Nous ne vivons pas dans une société ou tout est permis. Par exemple, l’interdiction de la publicité du tabac ne pose aucune question alors qu’il s’agit pourtant d’une limitation à la liberté d’expression, mais au nom de l’intérêt public. Dans le même sens, au nom de la santé publique de notre démocratie, on peut interdire certains discours. La question du curseur, des limites doit être soumises au débat. Il y a des propos qui franchissent très clairement une ligne rouge et d’autres qui sont dans une zone grise. C’est ici que la diversité des instances comme Unia et le CSA prend tout son sens, car elles envisageront ces discours sous des angles différents et apporteront une réponse en fonction. Je reste convaincu que ce panel juridique varié incarne cette force démocratique dont nous avons besoin pour traiter des matières aussi complexes que la haine et les discriminations.  

Nous sommes en début d’année, un bon moment pour se projeter vers l’avenir. Quels sont les défis auxquels doit répondre Unia pour le moment ? quels sont les grands dossiers qui vous attendent en 2023 ?  

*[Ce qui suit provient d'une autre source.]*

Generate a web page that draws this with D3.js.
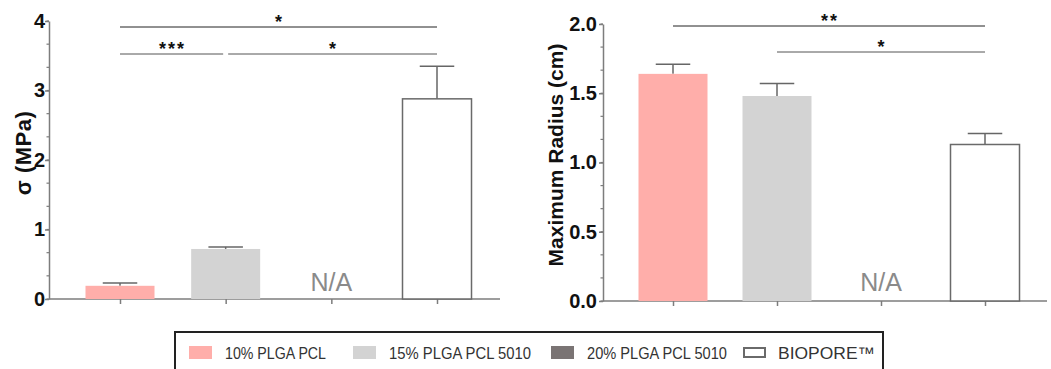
<!DOCTYPE html>
<html>
<head>
<meta charset="utf-8">
<script src="https://cdn.jsdelivr.net/npm/d3@7"></script>
<style>
  body { margin: 0; background: #fff; }
  svg { display: block; }
</style>
</head>
<body>
<script>
// groups shown in both panels
const categories = ["10% PLGA PCL", "15% PLGA PCL 5010", "20% PLGA PCL 5010", "BIOPORE\u2122"];
const colors = ["#ffaeaa", "#d3d3d3", "#7a7474", "#ffffff"];

// left panel: stress (MPa), null = not available
const sigmaMean = [0.19, 0.72, null, 2.88];
const sigmaErr  = [0.04, 0.03, null, 0.47];
const sigmaTicks = [0, 1, 2, 3, 4];

// right panel: maximum radius (cm)
const radiusMean = [1.64, 1.48, null, 1.13];
const radiusErr  = [0.07, 0.09, null, 0.08];
const radiusTicks = [0, 0.5, 1.0, 1.5, 2.0];

// significance brackets: [from index, to index, label, row]
const sigmaSig  = [[0, 3, "*", 0], [0, 1, "***", 1], [1, 3, "*", 1]];
const radiusSig = [[0, 3, "**", 0], [1, 3, "*", 1]];

const W = 1051, H = 369;
const svg = d3.select("body").append("svg")
    .attr("width", W).attr("height", H);

const axisColor = "#7d7d7d";
const barW = 69;

function drawPanel(opt) {
  const g = svg.append("g");

  const x = d3.scalePoint()
      .domain(categories)
      .range(opt.xRange);

  const y = d3.scaleLinear()
      .domain(opt.yDomain)
      .range(opt.yRange);

  // minor ticks (3 per major interval)
  const step = (opt.ticks[1] - opt.ticks[0]) / 3;
  const minor = d3.range(0, (opt.ticks.length - 1) * 3 + 1).map(i => opt.ticks[0] + i * step);
  g.append("g")
      .attr("transform", "translate(" + opt.axisX + ",0)")
      .selectAll("line")
      .data(minor)
      .enter()
      .append("line")
        .attr("x1", -2.5).attr("x2", 0)
        .attr("y1", d => y(d)).attr("y2", d => y(d))
        .attr("stroke", axisColor).attr("stroke-width", 1.2);

  // y axis
  const yAxis = g.append("g")
      .attr("transform", "translate(" + opt.axisX + ",0)")
      .call(d3.axisLeft(y).tickValues(opt.ticks).tickFormat(opt.fmt)
            .tickSize(4).tickPadding(opt.pad).tickSizeOuter(0));
  yAxis.select(".domain").attr("stroke", axisColor).attr("stroke-width", 1.5);
  yAxis.selectAll(".tick line").attr("stroke", axisColor).attr("stroke-width", 1.5);
  yAxis.selectAll(".tick text")
      .attr("fill", "#111")
      .style("font", "bold 20px 'Liberation Sans', Arial, sans-serif");

  // x axis
  const xAxis = g.append("g")
      .attr("transform", "translate(0," + y(0) + ")")
      .call(d3.axisBottom(x).tickSize(5).tickFormat(""));
  xAxis.select(".domain").remove();
  xAxis.selectAll(".tick line").attr("stroke", axisColor).attr("stroke-width", 1.5);
  g.append("line")
      .attr("x1", opt.axisX).attr("x2", opt.xEnd)
      .attr("y1", y(0)).attr("y2", y(0))
      .attr("stroke", axisColor).attr("stroke-width", 1.5);

  const data = categories.map((c, i) => ({
    cat: c, mean: opt.mean[i], err: opt.err[i], color: colors[i], white: i === 3
  }));
  const present = data.filter(d => d.mean !== null);

  // error bars (upper only)
  present.forEach(d => {
    g.append("line")
        .attr("x1", x(d.cat)).attr("x2", x(d.cat))
        .attr("y1", y(d.mean)).attr("y2", y(d.mean + d.err))
        .attr("stroke", "#666").attr("stroke-width", 1.5);
    g.append("line")
        .attr("x1", x(d.cat) - barW / 4).attr("x2", x(d.cat) + barW / 4)
        .attr("y1", y(d.mean + d.err)).attr("y2", y(d.mean + d.err))
        .attr("stroke", "#666").attr("stroke-width", 1.5);
  });

  // bars
  g.selectAll("rect.bar")
      .data(present)
      .enter()
      .append("rect")
        .attr("class", "bar")
        .attr("x", d => x(d.cat) - barW / 2)
        .attr("width", barW)
        .attr("y", d => y(d.mean))
        .attr("height", d => y(0) - y(d.mean))
        .attr("fill", d => d.color)
        .attr("stroke", d => d.white ? "#6a6a6a" : "none")
        .attr("stroke-width", 1.5);

  // N/A for missing group
  data.filter(d => d.mean === null).forEach(d => {
    g.append("text")
        .attr("x", x(d.cat)).attr("y", 291)
        .attr("text-anchor", "middle")
        .attr("fill", "#8a8a8a")
        .style("font", "25px 'Liberation Sans', Arial, sans-serif")
        .text("N/A");
  });

  // significance brackets
  opt.sig.forEach(s => {
    const yy = opt.sigRows[s[3]];
    let x1 = x(categories[s[0]]), x2 = x(categories[s[1]]);
    // leave a small gap where two brackets meet on the same row
    if (opt.sig.some(o => o !== s && o[3] === s[3] && o[0] === s[1])) x2 -= 2.5;
    if (opt.sig.some(o => o !== s && o[3] === s[3] && o[1] === s[0])) x1 += 2.5;
    g.append("line")
        .attr("x1", x1).attr("x2", x2)
        .attr("y1", yy).attr("y2", yy)
        .attr("stroke", s[3] === 0 ? "#222" : "#555").attr("stroke-width", 1);
    g.append("text")
        .attr("x", (x1 + x2) / 2 + 1).attr("y", yy + 1)
        .attr("text-anchor", "middle")
        .attr("fill", "#111")
        .attr("letter-spacing", "2px")
        .style("font", "bold 18px 'Liberation Sans', Arial, sans-serif")
        .text(s[2]);
  });

  // y title
  g.append("text")
      .attr("transform", "translate(" + opt.titleX + "," + opt.titleY + ") rotate(-90)")
      .attr("text-anchor", "middle")
      .attr("fill", "#111")
      .attr("letter-spacing", opt.titleSpacing)
      .style("font", "bold " + opt.titleSize + " 'Liberation Sans', Arial, sans-serif")
      .text(opt.title);
}

drawPanel({
  xRange: [120, 437], axisX: 49, xEnd: 500,
  yDomain: [0, 4], yRange: [299, 21],
  ticks: sigmaTicks, fmt: d3.format("d"), pad: 0,
  mean: sigmaMean, err: sigmaErr,
  sig: sigmaSig, sigRows: [27, 54],
  title: "\u03c3 (MPa)", titleX: 31, titleY: 153, titleSpacing: "0.5px", titleSize: "22px"
});

drawPanel({
  xRange: [673, 985], axisX: 603, xEnd: 1047,
  yDomain: [0, 2], yRange: [301, 24],
  ticks: radiusTicks, fmt: d3.format(".1f"), pad: 2,
  mean: radiusMean, err: radiusErr,
  sig: radiusSig, sigRows: [26, 52],
  title: "Maximum Radius (cm)", titleX: 563, titleY: 155, titleSpacing: "0px", titleSize: "21px"
});

// legend
const legend = svg.append("g");
legend.append("rect")
    .attr("x", 175).attr("y", 332)
    .attr("width", 708).attr("height", 60)
    .attr("fill", "#fff")
    .attr("stroke", "#222").attr("stroke-width", 2);

const legendX = [189, 353, 551, 743];
const legendTextW = [101, 142, 140, 97];
categories.forEach((c, i) => {
  const lg = legend.append("g").attr("transform", "translate(" + legendX[i] + ",0)");
  if (i === 3) {
    lg.append("rect")
        .attr("x", 1).attr("y", 348).attr("width", 21).attr("height", 9)
        .attr("fill", "#fff").attr("stroke", "#6a6a6a").attr("stroke-width", 2);
  } else {
    lg.append("rect")
        .attr("x", 0).attr("y", 346).attr("width", 23).attr("height", 13)
        .attr("fill", colors[i]);
  }
  lg.append("text")
      .attr("x", i === 3 ? 35 : 36).attr("y", 359)
      .attr("fill", "#333")
      .attr("textLength", legendTextW[i])
      .attr("lengthAdjust", "spacingAndGlyphs")
      .style("font", "17px 'Liberation Sans', Arial, sans-serif")
      .text(c);
});
</script>
</body>
</html>
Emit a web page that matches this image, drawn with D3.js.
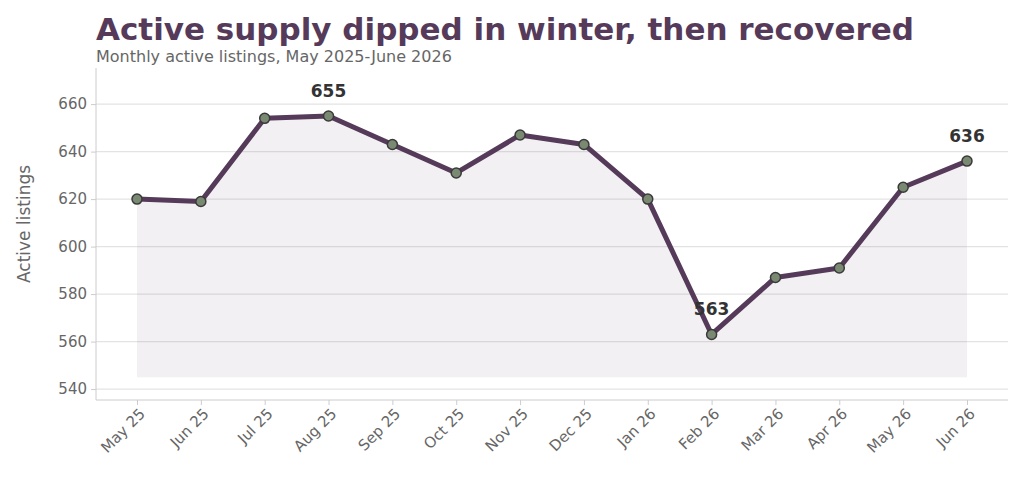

Je prendrais un horizon plus loin que 2023. Nous travaillons actuellement sur un plan stratégique et opérationnel de 3 à 5 ans. Nous avons défini cinq axes qui orienteront nos travaux jusqu’en 2025. J’en citerai deux à titre d’exemple. Le premier est « Unia dans une société polarisée ». Aujourd’hui, les discours nuancés et complexes sont de plus en plus difficiles à faire passer, mais, dans le même temps, la polarisation contribue aussi parfois à faire avancer les choses plus rapidement.  

Le second volet est « Unia dans une société digitalisée », avec la question centrale de la fracture numérique et du recours de plus en plus systématique à la digitalisation et aux algorithmes. À nouveau, on retrouve des effets positifs et négatifs. On sait combien le recours aux algorithmes peut mener à des résultats discriminatoires, à et des bulles, mais d’un autre côté, les algorithmes peuvent aussi devenir des outils pour identifier une série de mécanisme et lutter contre les discriminations. La technologie peut être mise au service des personnes en situation de handicap et devenir un outil d’inclusion. Par exemple, l’UNamur a développé un dictionnaire français-langue des signes très intéressant grâce à la mise en place d’algorithmes et d’une intelligence artificielle. Il y a un véritable intérêt pour des institutions comme Unia d’être attentif et d’adopter certaines de ces évolutions technologiques.  

Bref, c’est un grand chantier que nous préparons pour les cinq prochaines années.